Yellow fever vaccines and the vaccine card. File Photo

Travelers from high risk countries are not allowed to enter into the country without proof of yellow fever vaccination certificates

Dar es Salaam, Tanzania | Xinhua | Tanzanian health authorities said on Wednesday the government is on high alert over the reported outbreak of yellow fever in neighboring Kenya.

Ummy Mwalimu, the Minister for Health, said the ministry has reinforced checks against the deadly virus on the country’s borders and other entry points, including ports and airports.

“Health personnel at all the country’s borders and other points of entry including ports and airports have been directed to ensure that travelers from high risk countries in parts of Africa and Latin America are not allowed to enter into the country without proof of yellow fever vaccination certificates,” Mwalimu told a news conference in the capital Dodoma.

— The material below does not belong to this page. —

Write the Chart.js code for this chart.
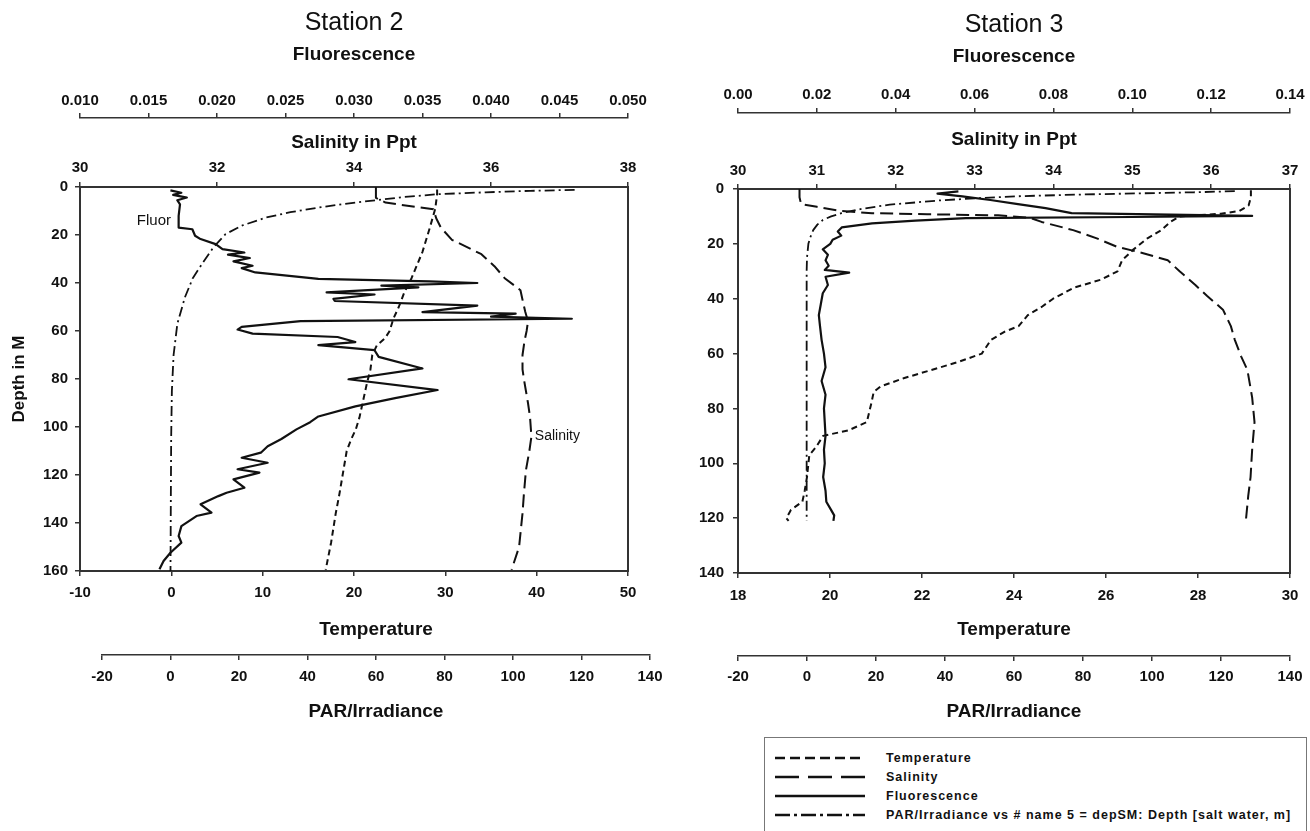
<!DOCTYPE html>
<html>
<head>
<meta charset="utf-8">
<title>Station 2 / Station 3 profiles</title>
<script src="https://cdn.jsdelivr.net/npm/chart.js@4.4.1/dist/chart.umd.min.js"></script>
<style>
  body { margin: 0; background: #fff; width: 1310px; height: 831px; overflow: hidden; position: relative; }
  #st2 { position: absolute; left: 0; top: 0; }
  #st3 { position: absolute; left: 660px; top: 0; }
  .legend { position: absolute; left: 764px; top: 737px; width: 543px; height: 110px; border: 1px solid #777; box-sizing: border-box; padding-top: 10px; }
  .legend div { height: 19px; display: flex; align-items: center; font: bold 12.5px "Liberation Sans", Arial, sans-serif; letter-spacing: 1px; color: #111; }
  .legend svg { margin-left: 10px; margin-right: 21px; }
</style>
</head>
<body>
<canvas id="st2" width="675" height="735"></canvas>
<canvas id="st3" width="650" height="735"></canvas>

<div class="legend">
  <div><svg width="90" height="6"><line x1="0" y1="3" x2="90" y2="3" stroke="#111" stroke-width="2.5" stroke-dasharray="10 5"/></svg>Temperature</div>
  <div><svg width="90" height="6"><line x1="0" y1="3" x2="90" y2="3" stroke="#111" stroke-width="2.5" stroke-dasharray="24 9"/></svg>Salinity</div>
  <div><svg width="90" height="6"><line x1="0" y1="3" x2="90" y2="3" stroke="#111" stroke-width="2.5"/></svg>Fluorescence</div>
  <div><svg width="90" height="6"><line x1="0" y1="3" x2="90" y2="3" stroke="#111" stroke-width="2.5" stroke-dasharray="15 4 3 4"/></svg>PAR/Irradiance vs # name 5 = depSM: Depth [salt water, m]</div>
</div>

<script>
// ---- Station 2 (depth in m) ----
const s2TempDepth = [1, 3, 9, 17, 27, 38, 44, 50, 55, 60, 63, 66, 70, 76, 82, 89, 96, 101, 105, 110, 119, 128, 136, 148, 159.5];
const s2Temp = [29.1, 29.1, 28.9, 28.3, 27.5, 26.3, 25.5, 24.9, 24.3, 23.9, 23.4, 22.5, 22.0, 21.8, 21.4, 21.0, 20.6, 20.2, 19.7, 19.2, 18.8, 18.4, 18.0, 17.5, 16.9];

const s2SalDepth = [0, 4.5, 6.5, 9.3, 13, 17, 22, 28, 33, 38, 43, 47, 52, 56, 60, 64, 70, 76, 80, 85, 90, 96, 104, 110, 118, 128, 136, 150, 159.5];
const s2Sal = [34.32, 34.32, 34.46, 35.16, 35.2, 35.27, 35.43, 35.86, 36.05, 36.2, 36.43, 36.46, 36.5, 36.54, 36.52, 36.49, 36.46, 36.46, 36.48, 36.51, 36.54, 36.57, 36.59, 36.56, 36.51, 36.48, 36.46, 36.41, 36.3];

const s2FluorDepth = [1.4, 2.4, 3.3, 4.4, 5.5, 7.2, 12, 16.9, 17.6, 20.3,
  21.7, 23.8, 25.9, 27.3, 28.2, 29.6, 31.0, 32.8, 33.8, 35.6,
  38.3, 39.3, 40.0, 41.1, 41.8, 43.9, 44.8, 46.6, 47.5, 49.4,
  52.1, 52.8, 54.0, 54.9, 55.9, 58.3, 59.4, 61.1, 62.5, 64.6,
  65.9, 68.0, 70.8, 75.6, 80.1, 84.6, 88, 91.4, 95.6, 98,
  101, 105, 108, 110.7, 112.8, 114.9, 117.6, 119, 121.8, 125.3,
  127.4, 128.8, 132.2, 135.7, 137.1, 141.3, 145.4, 148.2, 152.4, 155.8, 159.3];
const s2Fluor = [.0166, .0174, .0168, .0178, .0171, .0173, .0172, .0172, .0182, .0184,
  .0188, .0199, .0204, .0220, .0208, .0224, .0212, .0226, .0218, .0228,
  .0274, .0355, .0390, .0320, .0347, .0280, .0315, .0285, .0286, .0390,
  .0350, .0418, .0400, .0459, .0261, .0218, .0215, .0226, .0288, .0301,
  .0274, .0315, .0318, .0350, .0296, .0361, .0330, .0301, .0274, .0268,
  .0258, .0247, .0237, .0232, .0218, .0237, .0215, .0231, .0212, .0220,
  .0207, .0201, .0188, .0196, .0185, .0174, .0172, .0174, .0166, .0161, .0158];

const s2ParDepth = [1.2, 1.6, 2.2, 3.0, 4.2, 5.5, 7, 8.6, 10.5, 12.7, 16, 19.7, 25.2, 31.4, 38, 46, 57, 70, 85, 104, 130, 160];
const s2Par = [118, 105, 92, 78, 68, 60, 51, 43, 35, 28, 21, 16, 12.5, 9.5, 6.5, 4.2, 2.0, 0.9, 0.4, 0.2, 0.1, 0];

// ---- Station 3 ----
const s3TempDepth = [0.5, 3, 6, 8, 9, 10, 12, 15, 18, 22, 26, 30, 33, 36, 40, 43, 46, 50, 52, 55,
  60, 63, 66, 69, 72, 74, 78, 85, 88, 90, 94, 97, 105, 110, 114, 117, 120, 121];
const s3Temp = [29.15, 29.15, 29.1, 28.9, 28.5, 27.6, 27.4, 27.2, 26.9, 26.6, 26.35, 26.25, 25.9, 25.3, 24.85, 24.6, 24.3, 24.1, 23.8, 23.5,
  23.3, 22.8, 22.2, 21.6, 21.1, 20.95, 20.9, 20.8, 20.4, 19.85, 19.7, 19.55, 19.5, 19.45, 19.4, 19.15, 19.05, 19.1];

const s3SalDepth = [0, 3, 5.5, 6.5, 8, 8.8, 9.2, 9.6, 10.5, 12, 15, 18, 21, 23.5, 26, 30, 35, 39, 44, 50, 55, 61, 66, 76, 85, 95, 105, 112, 121];
const s3Sal = [30.78, 30.78, 30.8, 31.0, 31.3, 31.7, 32.4, 33.3, 33.7, 33.85, 34.25, 34.55, 34.8, 35.15, 35.45, 35.6, 35.8, 35.95, 36.15, 36.25, 36.3, 36.38, 36.46, 36.52, 36.55, 36.52, 36.5, 36.47, 36.44];

const s3FluorDepth = [0.9, 1.7, 2.7, 4, 5.5, 7, 8.8, 9.8, 10.2, 10.6,
  11.5, 12.5, 14, 15.5, 17, 18.5, 20, 22, 24, 26,
  28, 29.5, 30.5, 32, 35, 38, 42, 46, 50, 55,
  60, 65, 70, 75, 80, 85, 90, 95, 100, 105,
  110, 114, 117, 119, 121];
const s3Fluor = [.0559, .0506, .0569, .064, .071, .078, .0846, .1304, .1, .0578,
  .045, .034, .0263, .0253, .0262, .0240, .0234, .0215, .0228, .0222,
  .0230, .0220, .0282, .0222, .0228, .0215, .0210, .0205, .0208, .0212,
  .0218, .0222, .0212, .0222, .0218, .0220, .0222, .0218, .0220, .0216,
  .0222, .0224, .0236, .0244, .0242];

const s3ParDepth = [0.8, 1.2, 1.6, 2.0, 2.6, 3.3, 4.2, 5.7, 7.2, 8.8, 10, 11.3, 13, 15, 17.5, 20, 25, 30, 40, 60, 80, 100, 110, 121];
const s3Par = [124, 112, 96, 80, 62, 50, 38, 24, 16, 10, 7, 4.6, 3, 1.8, 1, 0.4, 0, -0.1, -0.1, -0.1, -0.1, -0.1, -0.1, -0.1];

const FONT = '"Liberation Sans", Arial, sans-serif';
const INK = '#111';
Chart.defaults.font.family = FONT;
Chart.defaults.color = INK;

const tickFont = { size: 15, weight: 'bold' };
const titleFont = { size: 19, weight: 'bold' };

function profile(depths, values, axis, dash, width) {
  return {
    data: depths.map((d, i) => ({ x: values[i], y: d })),
    xAxisID: axis, yAxisID: 'y',
    showLine: true, pointRadius: 0, tension: 0,
    borderColor: INK, borderWidth: width, borderDash: dash,
    borderJoinStyle: 'round'
  };
}

function xAxis(position, weight, min, max, step, digits, title, tickPad, titlePad, height, border) {
  return {
    type: 'linear', position: position, weight: weight, min: min, max: max,
    afterFit: s => { s.height = height; },
    border: { display: true, color: '#333', width: border },
    grid: { display: true, drawOnChartArea: false, drawTicks: true, tickLength: 5, color: '#333', lineWidth: 1.5 },
    ticks: { stepSize: step, autoSkip: false, maxRotation: 0, padding: tickPad, font: tickFont, color: INK,
             callback: v => v.toFixed(digits) },
    title: { display: true, text: title, font: titleFont, color: INK, padding: titlePad }
  };
}

function depthAxis(max, width, pad, title) {
  return {
    type: 'linear', position: 'left', reverse: true, min: 0, max: max,
    afterFit: s => { s.width = width; },
    border: { display: true, color: '#333', width: 2 },
    grid: { display: true, drawOnChartArea: false, tickLength: 5, color: '#333', lineWidth: 1.5 },
    ticks: { stepSize: 20, autoSkip: false, padding: pad, font: tickFont, color: INK },
    title: { display: !!title, text: title || '', font: { size: 17, weight: 'bold' }, color: INK, padding: { top: 8.8, bottom: 0 } }
  };
}

function frameAxis(width) {
  // plain right-hand edge of the plot box
  return {
    type: 'linear', position: 'right', min: 0, max: 1,
    afterFit: s => { s.width = width; },
    border: { display: true, color: '#333', width: 2 },
    grid: { display: false }, ticks: { display: false }
  };
}

// station 2's PAR axis (and the Temperature caption) sit a little to the right of the plot
function makeNudge(dx) {
  return {
    id: 'nudge',
    afterLayout(chart) {
      if (!dx) return;
      const par = chart.scales.par;
      par.left += dx; par.right += dx;
      par.configure();
      const t = chart.scales.temp;
      if (!t._plainTitle) t._plainTitle = t.drawTitle;
      t.drawTitle = function () {
        this.left += dx; this.right += dx;
        this._plainTitle();
        this.left -= dx; this.right -= dx;
      };
    }
  };
}

function makeNotes(items) {
  return {
    id: 'notes',
    afterDatasetsDraw(chart) {
      const ctx = chart.ctx;
      ctx.save();
      ctx.fillStyle = INK;
      ctx.textBaseline = 'middle';
      items.forEach(n => {
        ctx.font = n.font;
        ctx.textAlign = n.align;
        ctx.fillText(n.text, chart.scales[n.axis].getPixelForValue(n.x), chart.scales.y.getPixelForValue(n.y));
      });
      ctx.restore();
    }
  };
}

function stationTitle(text, top) {
  return { display: true, text: text, fullSize: false, font: { size: 25, weight: 'normal' }, color: INK, padding: { top: top, bottom: 0 } };
}

new Chart(document.getElementById('st2'), {
  type: 'scatter',
  data: { datasets: [
    profile(s2TempDepth, s2Temp, 'temp', [6, 4], 2),
    profile(s2SalDepth, s2Sal, 'sal', [13, 6], 2),
    profile(s2FluorDepth, s2Fluor, 'fluor', [], 2.2),
    profile(s2ParDepth, s2Par, 'par', [10, 4, 2, 4], 1.8)
  ]},
  options: {
    responsive: false, animation: false, events: [],
    layout: { padding: { bottom: 10 } },
    plugins: {
      legend: { display: false }, tooltip: { enabled: false },
      title: stationTitle('Station 2', 8.3)
    },
    scales: {
      y: depthAxis(160, 80, 7, 'Depth in M'),
      yr: frameAxis(47),
      sal: xAxis('top', 0, 30, 38, 2, 0, 'Salinity in Ppt', 5, { top: 13.6, bottom: 0 }, 69, 2),
      fluor: xAxis('top', 1, 0.01, 0.05, 0.005, 3, 'Fluorescence', 3, { top: 5.3, bottom: 0 }, 79.7, 1.5),
      temp: xAxis('bottom', 0, -10, 50, 10, 0, 'Temperature', 8, { top: 0, bottom: 13.6 }, 84, 2),
      par: xAxis('bottom', 1, -20, 140, 20, 0, 'PAR/Irradiance', 8, { top: 0, bottom: 1.6 }, 70, 1.5)
    }
  },
  plugins: [makeNudge(22), makeNotes([
    { text: 'Fluor', axis: 'fluor', x: 0.01664, y: 14.2, align: 'right', font: '15px ' + FONT },
    { text: 'Salinity', axis: 'sal', x: 36.64, y: 104, align: 'left', font: '14px ' + FONT }
  ])]
});

new Chart(document.getElementById('st3'), {
  type: 'scatter',
  data: { datasets: [
    profile(s3TempDepth, s3Temp, 'temp', [6, 4], 2),
    profile(s3SalDepth, s3Sal, 'sal', [13, 6], 2),
    profile(s3FluorDepth, s3Fluor, 'fluor', [], 2.2),
    profile(s3ParDepth, s3Par, 'par', [10, 4, 2, 4], 1.8)
  ]},
  options: {
    responsive: false, animation: false, events: [],
    layout: { padding: { bottom: 9 } },
    plugins: {
      legend: { display: false }, tooltip: { enabled: false },
      title: stationTitle('Station 3', 10)
    },
    scales: {
      y: depthAxis(140, 78, 9, ''),
      yr: frameAxis(20),
      sal: xAxis('top', 0, 30, 37, 1, 0, 'Salinity in Ppt', 4, { top: 15.6, bottom: 0 }, 76, 2),
      fluor: xAxis('top', 1, 0, 0.14, 0.02, 2, 'Fluorescence', 4, { top: 5.6, bottom: 0 }, 73, 1.5),
      temp: xAxis('bottom', 0, 18, 30, 2, 0, 'Temperature', 9, { top: 0, bottom: 14.6 }, 83, 2),
      par: xAxis('bottom', 1, -20, 140, 20, 0, 'PAR/Irradiance', 7, { top: 0, bottom: 2.6 }, 70, 1.5)
    }
  }
});
</script>
</body>
</html>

She said until now, Tanzania has not recorded any case of yellow fever, a viral infection spread by a particular type of mosquito that causes fever, headache, nausea and vomiting.

Mwalimu, who was flanked by the World Health Organization (WHO) Country Representative for Tanzania, Tigest Mengestu, said there were unconfirmed reports that the disease has also been identified in Uganda, South Sudan and Chad.

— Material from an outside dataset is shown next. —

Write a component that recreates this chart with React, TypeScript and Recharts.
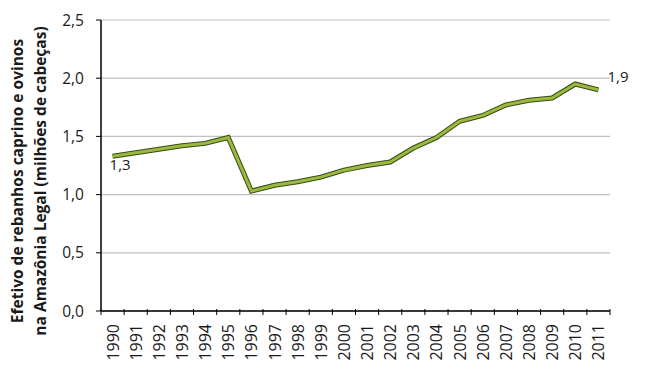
import React from 'react';
import { LineChart, Line, XAxis, YAxis, CartesianGrid, LabelList, Label } from 'recharts';

const years = ['1990','1991','1992','1993','1994','1995','1996','1997','1998','1999','2000','2001','2002','2003','2004','2005','2006','2007','2008','2009','2010','2011'];
const herd = [1.33,1.36,1.39,1.42,1.44,1.49,1.03,1.08,1.11,1.15,1.21,1.25,1.28,1.40,1.49,1.63,1.68,1.77,1.81,1.83,1.95,1.90];
const yTicks = [0, 0.5, 1, 1.5, 2, 2.5];
const yLabelLines = ['Efetivo de rebanhos caprino e ovinos', 'na Amazônia Legal (milhões de cabeças)'];

const data = years.map((y, i) => ({ year: y, value: herd[i] }));

const W = 650;
const H = 372;
const M = { top: 20, right: 40, left: 0, bottom: 0 };
const Y_W = 101;
const X_H = 61;
const FONT = '"Open Sans", sans-serif';
const plotW = W - M.left - M.right - Y_W;
const step = plotW / years.length;

const fmt = (v: number) => v.toFixed(1).replace('.', ',');

const XTick = (props: any) => {
  const { x, y, payload, index } = props;
  const left = x - step / 2;
  return (
    <g>
      <line x1={left} x2={left} y1={y - 8} y2={y - 2} stroke="#000" strokeWidth={1} />
      {index === years.length - 1 && (
        <line x1={x + step / 2} x2={x + step / 2} y1={y - 8} y2={y - 2} stroke="#000" strokeWidth={1} />
      )}
      <text
        x={x}
        y={y + 7}
        transform={`rotate(-90 ${x} ${y + 7})`}
        textAnchor="end"
        dominantBaseline="central"
        fontFamily={FONT}
        fontSize={16}
        fill="#1a1a1a"
      >
        {payload.value}
      </text>
    </g>
  );
};

const EndLabel = (props: any) => {
  const { x, y, value, index } = props;
  if (index === 0) {
    return (
      <text x={x - 3} y={y + 14} fontFamily={FONT} fontSize={15} fill="#1a1a1a" textAnchor="start">
        {fmt(value)}
      </text>
    );
  }
  if (index === years.length - 1) {
    return (
      <text x={x + 9} y={y - 8} fontFamily={FONT} fontSize={15} fill="#1a1a1a" textAnchor="start">
        {fmt(value)}
      </text>
    );
  }
  return null;
};

const YTitle = (props: any) => {
  const cy = 181;
  return (
    <g>
      {yLabelLines.map((t, i) => {
        const cx = 17 + i * 23;
        return (
          <text
            key={i}
            x={cx}
            y={cy}
            transform={`rotate(-90 ${cx} ${cy})`}
            textAnchor="middle"
            dominantBaseline="central"
            fontFamily={FONT}
            fontWeight="bold"
            fontSize={15.5}
            fill="#1a1a1a"
          >
            {t}
          </text>
        );
      })}
    </g>
  );
};

export default function App() {
  return (
    <div style={{ position: 'absolute', left: 0, top: 0, width: W, height: H, background: '#fff' }}>
      <LineChart width={W} height={H} data={data} margin={M}>
        <CartesianGrid vertical={false} stroke="#bfbfbf" strokeWidth={1.2} />
        <XAxis
          dataKey="year"
          scale="band"
          height={X_H}
          interval={0}
          axisLine={{ stroke: '#000', strokeWidth: 1.5 }}
          tickLine={false}
          tick={<XTick />}
          tickMargin={0}
        />
        <YAxis
          width={Y_W}
          domain={[0, 2.5]}
          ticks={yTicks}
          interval={0}
          tickFormatter={fmt}
          axisLine={{ stroke: '#000', strokeWidth: 1.5 }}
          tickLine={{ stroke: '#000' }}
          tickSize={5}
          tickMargin={12}
          tick={{ fontFamily: FONT, fontSize: 15.5, fill: '#1a1a1a' }}
        >
          <Label content={<YTitle />} />
        </YAxis>
        <Line
          type="linear"
          dataKey="value"
          stroke="#3b4a17"
          strokeWidth={5}
          dot={false}
          activeDot={false}
          isAnimationActive={false}
          strokeLinejoin="miter"
        />
        <Line
          type="linear"
          dataKey="value"
          stroke="#9aba3f"
          strokeWidth={3}
          dot={false}
          activeDot={false}
          isAnimationActive={false}
          strokeLinejoin="miter"
        >
          <LabelList dataKey="value" content={<EndLabel />} />
        </Line>
      </LineChart>
    </div>
  );
}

She said Tanzania has never experienced the outbreak of yellow fever since 1950.

Mwalimu said on March 3, the WHO informed the government of Tanzania on the outbreak of yellow fever in the pastoralist and remote county of Isiolo in Kenya, about 270 kilometers north of the capital Nairobi.

For her part, the WHO country representative underscored the need to intensify surveillance, saying diagnosis alone was not enough as the symptoms of yellow fever resembled other diseases like dengue and malaria.

Yellow fever can become more fatal, causing heart, liver and kidney problems along with bleeding.